== Supplied data ==

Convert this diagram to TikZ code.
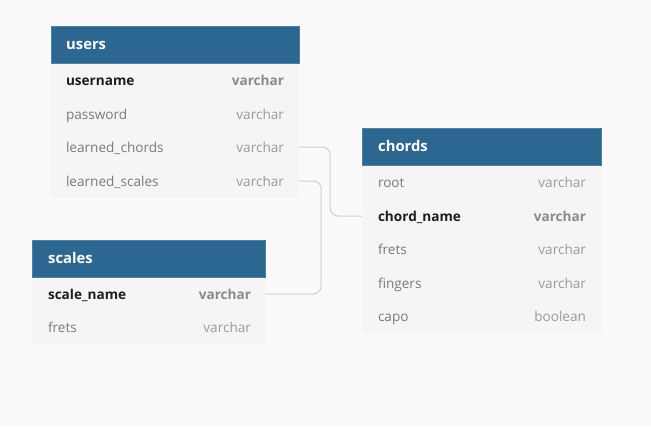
\documentclass[tikz,border=0pt]{standalone}
\usepackage{fontspec}
\setmainfont{Open Sans}
\definecolor{bgc}{HTML}{FAFAFA}
\definecolor{bodyc}{HTML}{F5F5F5}
\definecolor{headc}{HTML}{2B6791}
\definecolor{headline}{HTML}{4A82AB}
\definecolor{fieldc}{HTML}{7A7A7A}
\definecolor{typec}{HTML}{9A9A9A}
\definecolor{keyc}{HTML}{1E1E1E}
\definecolor{keytypec}{HTML}{8A8A8A}
\definecolor{connc}{HTML}{CFCFCF}
\begin{document}
\begin{tikzpicture}[x=1pt,y=-1pt,
  tbody/.style={fill=bodyc,draw=none},
  thead/.style={fill=headc,draw=headline,line width=0.6pt},
  rowbox/.style={rectangle,inner sep=0pt,minimum height=33pt},
  title/.style={anchor=mid west,inner sep=0pt,yshift=-3pt,text=white,font=\fontsize{14.8}{16}\selectfont\bfseries},
  fname/.style={anchor=mid west,inner sep=0pt,yshift=-3pt,text=fieldc,font=\fontsize{13.6}{15}\selectfont},
  ftype/.style={anchor=mid east,inner sep=0pt,yshift=-3pt,text=typec,font=\fontsize{13.6}{15}\selectfont},
  kname/.style={fname,text=keyc,font=\fontsize{13.6}{15}\selectfont\bfseries},
  ktype/.style={ftype,text=keytypec,font=\fontsize{13.6}{15}\selectfont\bfseries},
  conn/.style={draw=connc,line width=1pt,rounded corners=8pt}]
\useasboundingbox (0,0) rectangle (651,426);
\fill[bgc] (0,0) rectangle (651,426);

% users table
\fill[tbody] (51,63) rectangle (299,198);
\filldraw[thead] (51,26) rectangle (299,63);
\node[title] (uT) at (66,44) {users};
\node[rowbox,minimum width=248pt] (uun) at (175,80) {};
\node[rowbox,minimum width=248pt] (upw) at (175,114) {};
\node[rowbox,minimum width=248pt] (ulc) at (175,147) {};
\node[rowbox,minimum width=248pt] (uls) at (175,181) {};
\node[kname] at ([xshift=15pt]uun.west) {username};
\node[ktype] at ([xshift=-15pt]uun.east) {varchar};
\node[fname] at ([xshift=15pt]upw.west) {password};
\node[ftype] at ([xshift=-15pt]upw.east) {varchar};
\node[fname] at ([xshift=15pt]ulc.west) {learned\_chords};
\node[ftype] at ([xshift=-15pt]ulc.east) {varchar};
\node[fname] at ([xshift=15pt]uls.west) {learned\_scales};
\node[ftype] at ([xshift=-15pt]uls.east) {varchar};

% scales table
\fill[tbody] (32,277) rectangle (265,344);
\filldraw[thead] (32,240) rectangle (265,277);
\node[title] (sT) at (48,258) {scales};
\node[rowbox,minimum width=233pt] (ssn) at (148.5,294) {};
\node[rowbox,minimum width=233pt] (sfr) at (148.5,327) {};
\node[kname] at ([xshift=16pt]ssn.west) {scale\_name};
\node[ktype] at ([xshift=-14pt]ssn.east) {varchar};
\node[fname] at ([xshift=16pt]sfr.west) {frets};
\node[ftype] at ([xshift=-14pt]sfr.east) {varchar};

% chords table
\fill[tbody] (362,165) rectangle (601,333);
\filldraw[thead] (362,128) rectangle (601,165);
\node[title] (cT) at (378,146) {chords};
\node[rowbox,minimum width=239pt] (crt) at (481.5,182) {};
\node[rowbox,minimum width=239pt] (ccn) at (481.5,216) {};
\node[rowbox,minimum width=239pt] (cfr) at (481.5,249) {};
\node[rowbox,minimum width=239pt] (cfi) at (481.5,283) {};
\node[rowbox,minimum width=239pt] (ccp) at (481.5,316) {};
\node[fname] at ([xshift=16pt]crt.west) {root};
\node[ftype] at ([xshift=-15pt]crt.east) {varchar};
\node[kname] at ([xshift=16pt]ccn.west) {chord\_name};
\node[ktype] at ([xshift=-15pt]ccn.east) {varchar};
\node[fname] at ([xshift=16pt]cfr.west) {frets};
\node[ftype] at ([xshift=-15pt]cfr.east) {varchar};
\node[fname] at ([xshift=16pt]cfi.west) {fingers};
\node[ftype] at ([xshift=-15pt]cfi.east) {varchar};
\node[fname] at ([xshift=16pt]ccp.west) {capo};
\node[ftype] at ([xshift=-15pt]ccp.east) {boolean};

% connectors
\draw[conn] (ulc.east) -- ++(31,0) |- (ccn.west);
\draw[conn] (uls.east) -- ++(22,0) |- (ssn.east);
\end{tikzpicture}
\end{document}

===

Exercise description - Leave the pictures out and output the rest of the listing exactly.

Reply -
Convert this diagram to TikZ code.
\documentclass[tikz,border=0pt]{standalone}
\usepackage{fontspec}
\setmainfont{Open Sans}
\definecolor{bgc}{HTML}{FAFAFA}
\definecolor{bodyc}{HTML}{F5F5F5}
\definecolor{headc}{HTML}{2B6791}
\definecolor{headline}{HTML}{4A82AB}
\definecolor{fieldc}{HTML}{7A7A7A}
\definecolor{typec}{HTML}{9A9A9A}
\definecolor{keyc}{HTML}{1E1E1E}
\definecolor{keytypec}{HTML}{8A8A8A}
\definecolor{connc}{HTML}{CFCFCF}
\begin{document}
\begin{tikzpicture}[x=1pt,y=-1pt,
  tbody/.style={fill=bodyc,draw=none},
  thead/.style={fill=headc,draw=headline,line width=0.6pt},
  rowbox/.style={rectangle,inner sep=0pt,minimum height=33pt},
  title/.style={anchor=mid west,inner sep=0pt,yshift=-3pt,text=white,font=\fontsize{14.8}{16}\selectfont\bfseries},
  fname/.style={anchor=mid west,inner sep=0pt,yshift=-3pt,text=fieldc,font=\fontsize{13.6}{15}\selectfont},
  ftype/.style={anchor=mid east,inner sep=0pt,yshift=-3pt,text=typec,font=\fontsize{13.6}{15}\selectfont},
  kname/.style={fname,text=keyc,font=\fontsize{13.6}{15}\selectfont\bfseries},
  ktype/.style={ftype,text=keytypec,font=\fontsize{13.6}{15}\selectfont\bfseries},
  conn/.style={draw=connc,line width=1pt,rounded corners=8pt}]
\useasboundingbox (0,0) rectangle (651,426);
\fill[bgc] (0,0) rectangle (651,426);

% users table
\fill[tbody] (51,63) rectangle (299,198);
\filldraw[thead] (51,26) rectangle (299,63);
\node[title] (uT) at (66,44) {users};
\node[rowbox,minimum width=248pt] (uun) at (175,80) {};
\node[rowbox,minimum width=248pt] (upw) at (175,114) {};
\node[rowbox,minimum width=248pt] (ulc) at (175,147) {};
\node[rowbox,minimum width=248pt] (uls) at (175,181) {};
\node[kname] at ([xshift=15pt]uun.west) {username};
\node[ktype] at ([xshift=-15pt]uun.east) {varchar};
\node[fname] at ([xshift=15pt]upw.west) {password};
\node[ftype] at ([xshift=-15pt]upw.east) {varchar};
\node[fname] at ([xshift=15pt]ulc.west) {learned\_chords};
\node[ftype] at ([xshift=-15pt]ulc.east) {varchar};
\node[fname] at ([xshift=15pt]uls.west) {learned\_scales};
\node[ftype] at ([xshift=-15pt]uls.east) {varchar};

% scales table
\fill[tbody] (32,277) rectangle (265,344);
\filldraw[thead] (32,240) rectangle (265,277);
\node[title] (sT) at (48,258) {scales};
\node[rowbox,minimum width=233pt] (ssn) at (148.5,294) {};
\node[rowbox,minimum width=233pt] (sfr) at (148.5,327) {};
\node[kname] at ([xshift=16pt]ssn.west) {scale\_name};
\node[ktype] at ([xshift=-14pt]ssn.east) {varchar};
\node[fname] at ([xshift=16pt]sfr.west) {frets};
\node[ftype] at ([xshift=-14pt]sfr.east) {varchar};

% chords table
\fill[tbody] (362,165) rectangle (601,333);
\filldraw[thead] (362,128) rectangle (601,165);
\node[title] (cT) at (378,146) {chords};
\node[rowbox,minimum width=239pt] (crt) at (481.5,182) {};
\node[rowbox,minimum width=239pt] (ccn) at (481.5,216) {};
\node[rowbox,minimum width=239pt] (cfr) at (481.5,249) {};
\node[rowbox,minimum width=239pt] (cfi) at (481.5,283) {};
\node[rowbox,minimum width=239pt] (ccp) at (481.5,316) {};
\node[fname] at ([xshift=16pt]crt.west) {root};
\node[ftype] at ([xshift=-15pt]crt.east) {varchar};
\node[kname] at ([xshift=16pt]ccn.west) {chord\_name};
\node[ktype] at ([xshift=-15pt]ccn.east) {varchar};
\node[fname] at ([xshift=16pt]cfr.west) {frets};
\node[ftype] at ([xshift=-15pt]cfr.east) {varchar};
\node[fname] at ([xshift=16pt]cfi.west) {fingers};
\node[ftype] at ([xshift=-15pt]cfi.east) {varchar};
\node[fname] at ([xshift=16pt]ccp.west) {capo};
\node[ftype] at ([xshift=-15pt]ccp.east) {boolean};

% connectors
\draw[conn] (ulc.east) -- ++(31,0) |- (ccn.west);
\draw[conn] (uls.east) -- ++(22,0) |- (ssn.east);
\end{tikzpicture}
\end{document}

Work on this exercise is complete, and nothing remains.